Changemakers

Remembering a “Jewel” of Yesteryear

Though the Changemakers page usually highlights an alum, student or faculty member who’s changing the world for the better today, in honor of this issue’s focus on women we decided to turn the spotlight on an important changemaker from the past: Mary Anna Ward, who was (technically, if only briefly) SF State’s first female president more than 90 years ago. University Archivist Meredith Eliassen tells her story.

Few women in the history of San Francisco State have touched the lives of as many students as Mary Anna Ward (1886-1957), who served as acting president for three months during the summer of 1927. Ward exemplified the campus motto “experience teaches” as she bridged administrations from Frederic Lister Burk to J. Paul Leonard. As the only dean of women to serve SF State, from 1916 until her retirement in 1951, Ward took an active role in creating opportunities for all students, and she was instrumental in planning for our current campus.

Born and raised in San Francisco, Ward was a student at SF State’s first location on Powell Street. Later she crossed the Bay by ferry to attend classes in temporary facilities at Grant School in Oakland after the 1906 earthquake. Ward was an early disciple of SF State founding president Burk, and he selected her as “outstanding student” at the 1907 Commencement. Soon afterward he appointed her supervisor of practice teaching arithmetic at the San Francisco Normal School (as SF State was known at the time).


“…she administered justice with mercy and saved many students from tragedies in their lives.”

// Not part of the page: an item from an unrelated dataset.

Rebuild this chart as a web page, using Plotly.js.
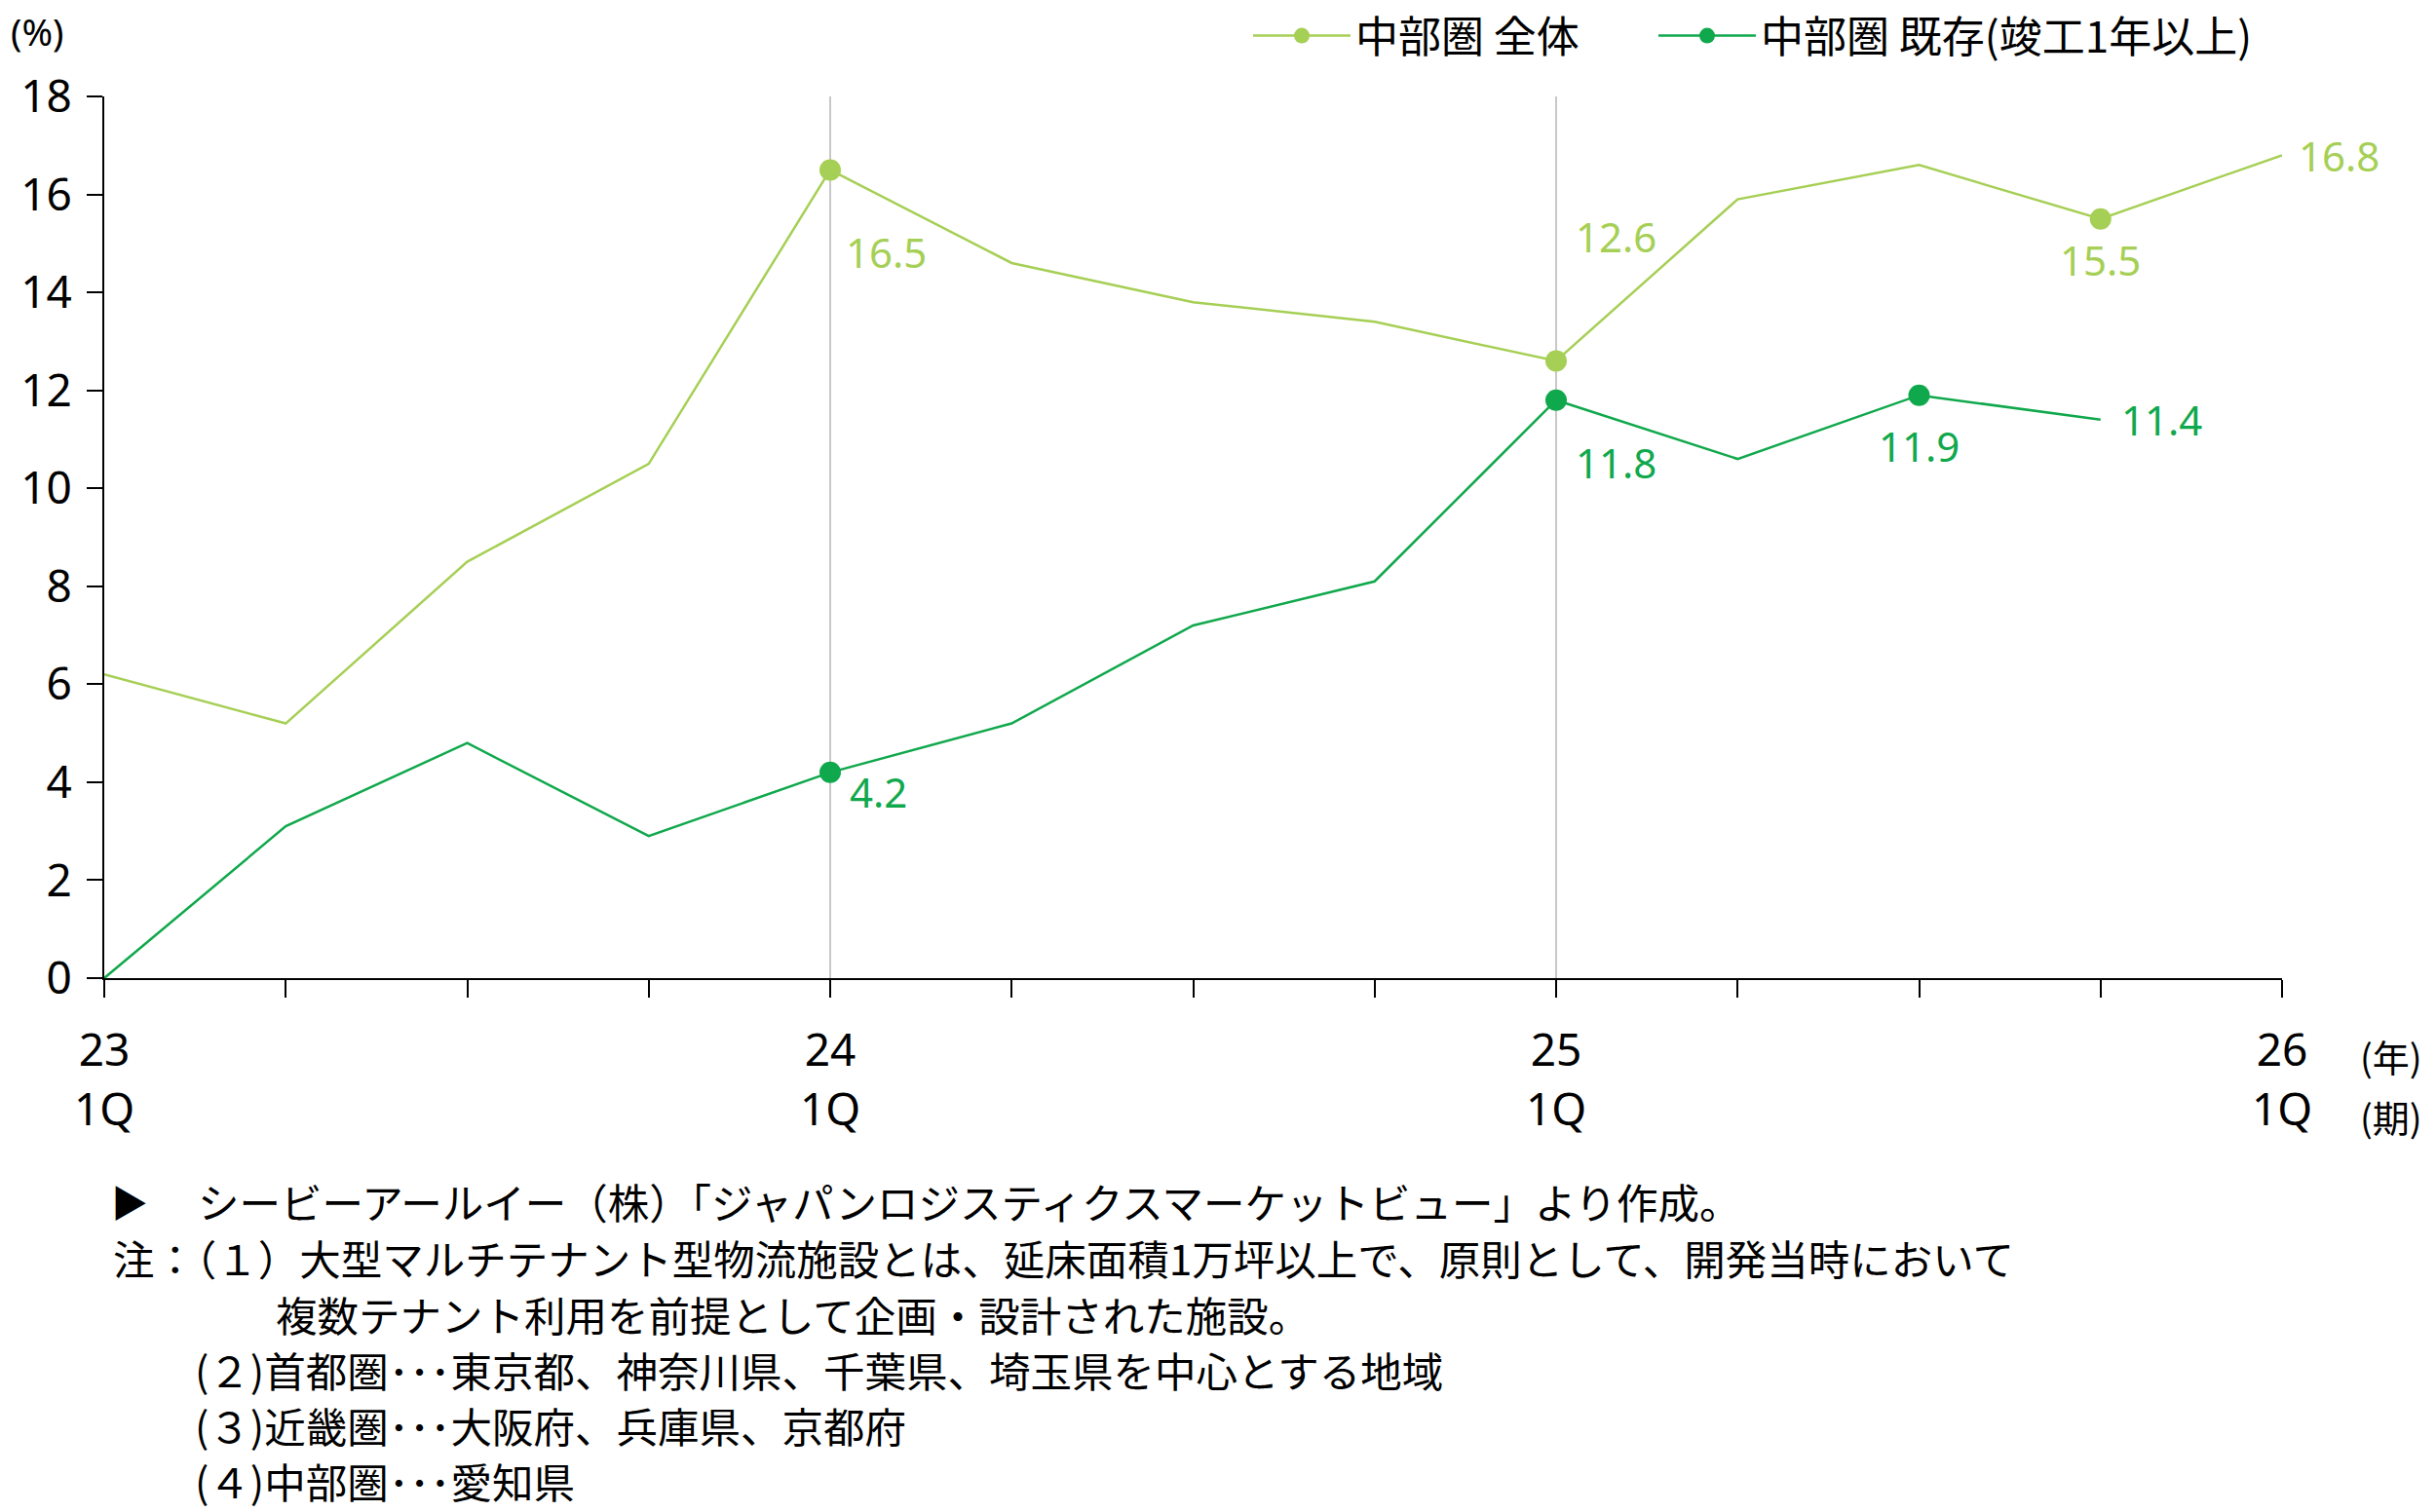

— J. Paul Leonard, SF State President, 1945-1957


Ward’s career was shaped by her studies at SF State. Burk developed and promoted a system for individual instruction that encouraged students to learn one task at a time and build skill upon skill. As a teacher and administrator for over four decades, Ward continued to revitalize Burk’s original vision. He observed, “Everyone in the college accepts her decisions as final and just — from the top [administrators] to the janitor.”

During the 1920s, San Francisco State emerged as a leader in developing programs that served underserved populations and immigrants. Many of the early students were ill-clad, undernourished and from homes where English was not spoken. SF State students might have arrived from poor or underrepresented communities, but they graduated with confidence.

After her tenure as acting president in 1927 — which she undertook due to the sudden death of Archibald Anderson, SF State’s second president — Ward returned to her former post. “Dean Mary” established the first student loan fund to assist financially strapped students during the Depression. She also lobbied for a living wage of 35 cents per hour for female students seeking employment. Ward required that female students working after 10 o’clock at night be accompanied on their return home. 

Ward enjoyed vigorous good health. She purchased a 10-acre ranch not knowing how to use a hammer then taught herself to do remodeling, prompting a local hardware store owner to quip, “Say, you know more than most men about this equipment.”  

Leonard remembered Ward as “one of the jewels I found on the old campus.” Ward was student-centered, “she administered justice with mercy and saved many students from tragedies in their lives.” She retired in 1951. The campus’ Mary Ward Hall was named in her honor shortly before she died in 1957.